Dengan harapan pemilik dan/atau penangung jawab beroperasinya tambang emas tersebut memiliki jiwa sosial dan bertanggung jawab terhadap semua resiko akibat beroperasinya tambang emas tersebut. Lebih khusus dapat memberikan respon positif terhadap kerusakan lahan perkebunan dan bangunan milik masyarakat setempat.
Potensi pertambangan sejatinya dikelola atau difasilitasi negara untuk sebesar-besarnya kemakmuran rakyat. Usaha pertambangan (ada izin) telah mempertimbangan dan memiliki mitigasi atas potensi masalah lingkungan dan sosial. Termasuk menjadi pemasukan yang legal ke Daerah (PAD).

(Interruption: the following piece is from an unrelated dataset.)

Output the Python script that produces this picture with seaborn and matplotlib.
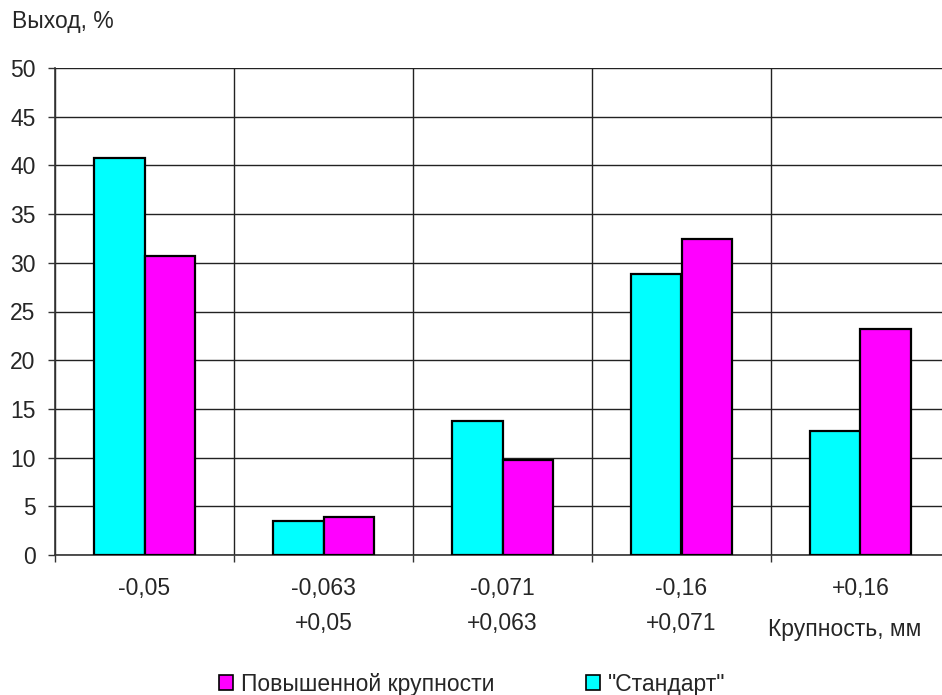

Hal itu berbeda, dengan pertambangan ilegal. Jika ada masalah lingkungan (pencemaran), dan korban jiwa. Pihak yang terlibat “susah” dimintai pertanggung jawaban hukum, karena orientasinya adalah mendapatkan keuntungan sebanyak-banyaknya.
Ketika terjadi bencana akibat dampak pencemaran lingkungan, misalnya korban jiwa, atau banjir lumpur. Otomatis Pemda sebagai penanggung jawab wilayah, akan melakukan upaya penanggulangan bencana. Lagi-lagi operasional menggunakan dana daerah, yang sebagian hasil dari pungutan dari rakyat baik pajak daerah maupun retribusi.
Miris, pengusaha pertambangan ilegal leluasa mengeruk kekayaan alam tanpa mitigasi lingkungan dan penanganan korban jiwa. Kembali Pemda tampil, mengatasi masalah dampaknya.
Mengapa, tidak dari awal. Legalisasi pertambangan untuk kemajuan daerah dan kesejahteraan rakyat.